Ph.D Indiana University, 1979
306 Manter Hall
I have been interested in gene structure and function in plants. Much of the work I have done in the past used maize Adh genes as a model for gene structure and function. For the past three years Dr. John Markwell from the Biochemistry Department and myself have been working on single carbon metabolism in plants and how this pathway responds to stress. My interests in this system started with the work I did related to characterization of formaldehyde dehydrogenase genes in Arabidopsis and rice. This enzyme is related to alcohol dehydrogenase in plants in terms of protein domains and catalytic function. Gene structure is also conserved. The enzyme is part of the single carbon metabolic pathway that serves as a carbon dissimilation pathway. Starting with 10-formyltetrahydrofolate synthetase (THF) production of formaldehyde, which is converted to formate by formaldehyde DH. Formate dehydrogenase then converts this to carbonate that can be removed by gas exchange. We have cloned and sequenced the Arabidopsis genes for formate DH and THF. We have used these sequences as probes for expression in Arabidopsis and other plants. These genes can be induced by foliar application of single carbon molecules such as formate or methanol. When these plants are also under water limitation, they can maintain biomass compared with untreated controls. This is observable in C3 but not C4 plants suggesting some interaction with photorespiration. Our hypothesis is that the single carbon compounds can induce this carbon dissimilation pathway and, under water limitation, some of the CO2 produced by photorespiration could be recaptured by this pathway assimilating the carbon. We are in the process of creating transgenic plants altered in the expression of these genes to examine the physiology of this pathway.
In characterizing the formate DH we discovered that the enzyme has the targeting sequences for both mitochondria and chloroplasts. This has been observed for some tRNA synthetases in Arabidopsis but the formate DH for other plants is mitochondrial. We are in the process of demonstrating the co-localization by using fusion proteins and immunolocalization. We are planning to examine the properties of the dual signal by in vitro mutagenesis and to use expression mutants to examine the role of the enzyme in the chloroplast.

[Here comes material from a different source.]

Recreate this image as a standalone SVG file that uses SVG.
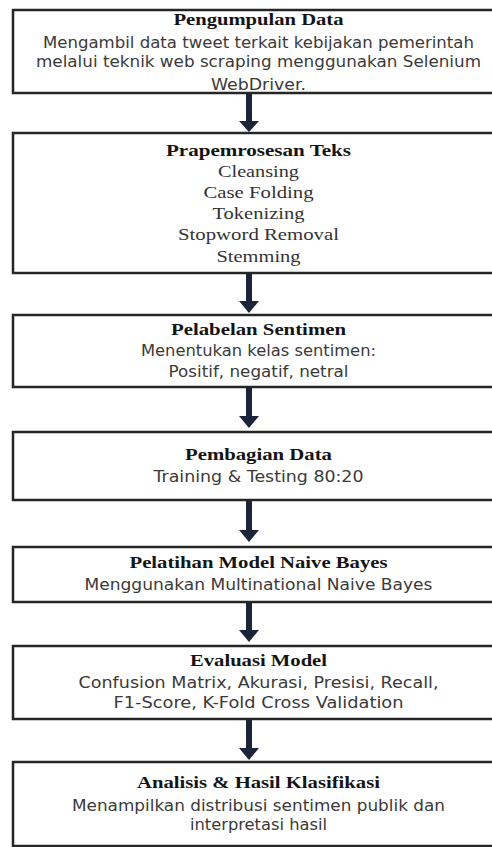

This pathway occurs in some bacteria as a carbon assimilatory pathway. In plants it has been adapted to dissimilate carbon instead. By comparing the use of this pathway in related taxa we may uncover the evolution of this adaptation. This work has applied implications for the development of drought resistance in plants. Genetic manipulation of this pathway may increase the yield potential of plants grown under water-limited conditions.